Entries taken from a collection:
····················

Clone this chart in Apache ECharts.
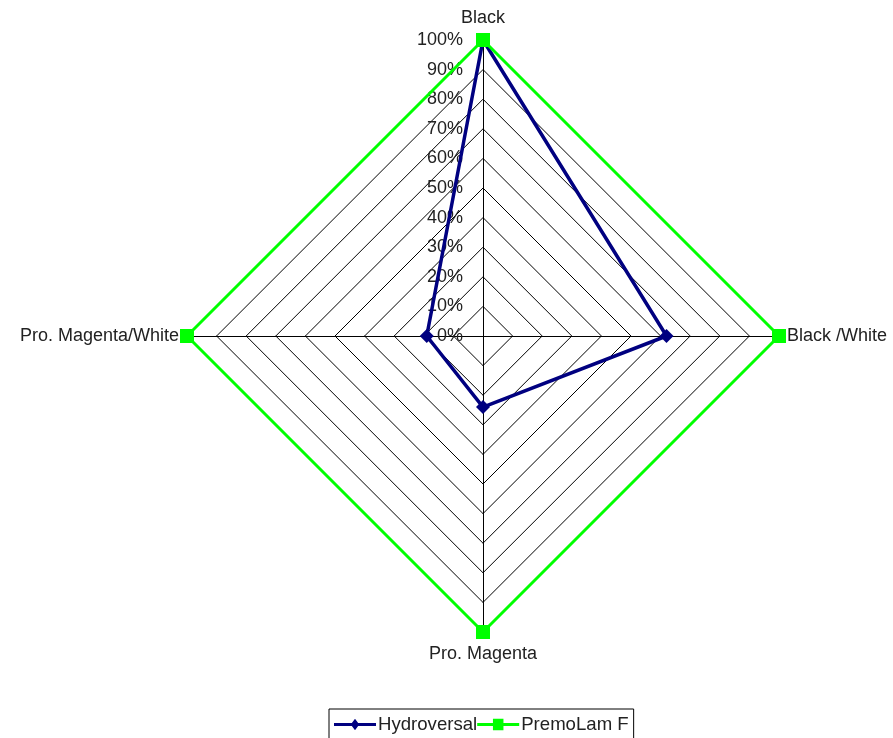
<!DOCTYPE html>
<html>
<head>
<meta charset="utf-8">
<script src="https://cdn.jsdelivr.net/npm/echarts@6/dist/echarts.min.js"></script>
<style>html,body{margin:0;padding:0;background:#fff}#c{width:893px;height:738px}</style>
</head>
<body>
<div id="c"></div>
<script>
// categories in clockwise order from top
var categories = ['Black', 'Black /White', 'Pro. Magenta', 'Pro. Magenta/White'];
var hydroversal = [100, 62, 24, 19];
var premoLam = [100, 100, 100, 100];
var seriesNames = ['Hydroversal', 'PremoLam F'];
var tickMax = 100, tickStep = 10;

// ECharts radar places indicators counter-clockwise; reorder to match
function ccw(arr) { return [arr[0]].concat(arr.slice(1).reverse()); }

var chart = echarts.init(document.getElementById('c'));
var font = 'Liberation Sans, Arial, sans-serif';
var indicators = ccw(categories).map(function (n, i) {
  var o = { name: n, min: 0, max: tickMax, nameGap: (i % 2 === 0) ? 13 : 8 };
  if (i === 0) o.axisLabel = { show: true };
  return o;
});
chart.setOption({
  animation: false,
  legend: {
    bottom: -6,
    left: 329,
    data: [
      { name: seriesNames[0], icon: 'path://M0,9 L17,9 L20,5 L23,9 L40,9 L40,12 L23,12 L20,16 L17,12 L0,12 Z' },
      { name: seriesNames[1], icon: 'path://M0,9 L15,9 L15,5 L25,5 L25,9 L40,9 L40,12 L25,12 L25,16 L15,16 L15,12 L0,12 Z' }
    ],
    itemWidth: 42,
    itemHeight: 12,
    itemGap: 0,
    borderColor: '#000',
    borderWidth: 1,
    borderRadius: 0,
    padding: [6, 5, 10, 5],
    textStyle: { fontFamily: font, fontSize: 18.6, color: '#222', padding: [0, 0, 0, -3] }
  },
  radar: {
    center: [483, 336],
    radius: 296,
    startAngle: 90,
    shape: 'polygon',
    splitNumber: tickMax / tickStep,
    indicator: indicators,
    axisName: { color: '#222', fontFamily: font, fontSize: 18 },
    axisLine: { lineStyle: { color: '#000', width: 1 } },
    splitLine: { lineStyle: { color: '#000', width: 1 } },
    splitArea: { show: false },
    axisTick: { show: false },
    axisLabel: {
      show: false,
      formatter: '{value}%',
      color: '#222',
      fontFamily: font,
      fontSize: 18,
      margin: 20,
      padding: [5, 0, 0, 0]
    }
  },
  series: [{
    type: 'radar',
    z: 3,
    data: [
      {
        name: seriesNames[0],
        value: ccw(hydroversal),
        symbol: 'diamond',
        symbolSize: 14,
        lineStyle: { color: '#000080', width: 3.5 },
        itemStyle: { color: '#000080' }
      },
      {
        name: seriesNames[1],
        value: ccw(premoLam),
        symbol: 'rect',
        symbolSize: 14,
        lineStyle: { color: '#00FF00', width: 3 },
        itemStyle: { color: '#00FF00' }
      }
    ]
  }]
});
</script>
</body>
</html>
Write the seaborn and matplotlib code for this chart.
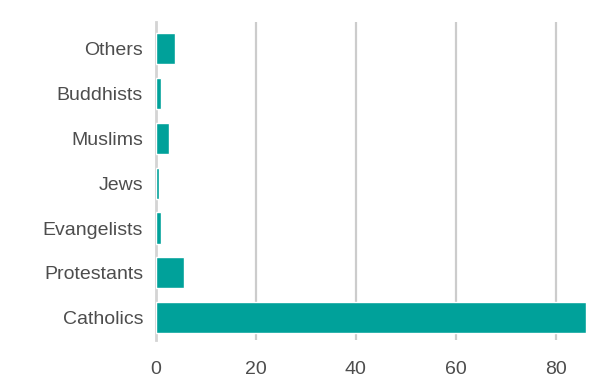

····················

EXERCISE BRIEF →
Omit every picture while copying the listing above exactly.

SOLUTION TO THE PROBLEM →
Clone this chart in Apache ECharts.
<!DOCTYPE html>
<html>
<head>
<meta charset="utf-8">
<script src="https://cdn.jsdelivr.net/npm/echarts@6/dist/echarts.min.js"></script>
<style>html,body{margin:0;padding:0;background:#fff}#c{width:893px;height:738px}</style>
</head>
<body>
<div id="c"></div>
<script>
// categories in clockwise order from top
var categories = ['Black', 'Black /White', 'Pro. Magenta', 'Pro. Magenta/White'];
var hydroversal = [100, 62, 24, 19];
var premoLam = [100, 100, 100, 100];
var seriesNames = ['Hydroversal', 'PremoLam F'];
var tickMax = 100, tickStep = 10;

// ECharts radar places indicators counter-clockwise; reorder to match
function ccw(arr) { return [arr[0]].concat(arr.slice(1).reverse()); }

var chart = echarts.init(document.getElementById('c'));
var font = 'Liberation Sans, Arial, sans-serif';
var indicators = ccw(categories).map(function (n, i) {
  var o = { name: n, min: 0, max: tickMax, nameGap: (i % 2 === 0) ? 13 : 8 };
  if (i === 0) o.axisLabel = { show: true };
  return o;
});
chart.setOption({
  animation: false,
  legend: {
    bottom: -6,
    left: 329,
    data: [
      { name: seriesNames[0], icon: 'path://M0,9 L17,9 L20,5 L23,9 L40,9 L40,12 L23,12 L20,16 L17,12 L0,12 Z' },
      { name: seriesNames[1], icon: 'path://M0,9 L15,9 L15,5 L25,5 L25,9 L40,9 L40,12 L25,12 L25,16 L15,16 L15,12 L0,12 Z' }
    ],
    itemWidth: 42,
    itemHeight: 12,
    itemGap: 0,
    borderColor: '#000',
    borderWidth: 1,
    borderRadius: 0,
    padding: [6, 5, 10, 5],
    textStyle: { fontFamily: font, fontSize: 18.6, color: '#222', padding: [0, 0, 0, -3] }
  },
  radar: {
    center: [483, 336],
    radius: 296,
    startAngle: 90,
    shape: 'polygon',
    splitNumber: tickMax / tickStep,
    indicator: indicators,
    axisName: { color: '#222', fontFamily: font, fontSize: 18 },
    axisLine: { lineStyle: { color: '#000', width: 1 } },
    splitLine: { lineStyle: { color: '#000', width: 1 } },
    splitArea: { show: false },
    axisTick: { show: false },
    axisLabel: {
      show: false,
      formatter: '{value}%',
      color: '#222',
      fontFamily: font,
      fontSize: 18,
      margin: 20,
      padding: [5, 0, 0, 0]
    }
  },
  series: [{
    type: 'radar',
    z: 3,
    data: [
      {
        name: seriesNames[0],
        value: ccw(hydroversal),
        symbol: 'diamond',
        symbolSize: 14,
        lineStyle: { color: '#000080', width: 3.5 },
        itemStyle: { color: '#000080' }
      },
      {
        name: seriesNames[1],
        value: ccw(premoLam),
        symbol: 'rect',
        symbolSize: 14,
        lineStyle: { color: '#00FF00', width: 3 },
        itemStyle: { color: '#00FF00' }
      }
    ]
  }]
});
</script>
</body>
</html>
Write the seaborn and matplotlib code for this chart.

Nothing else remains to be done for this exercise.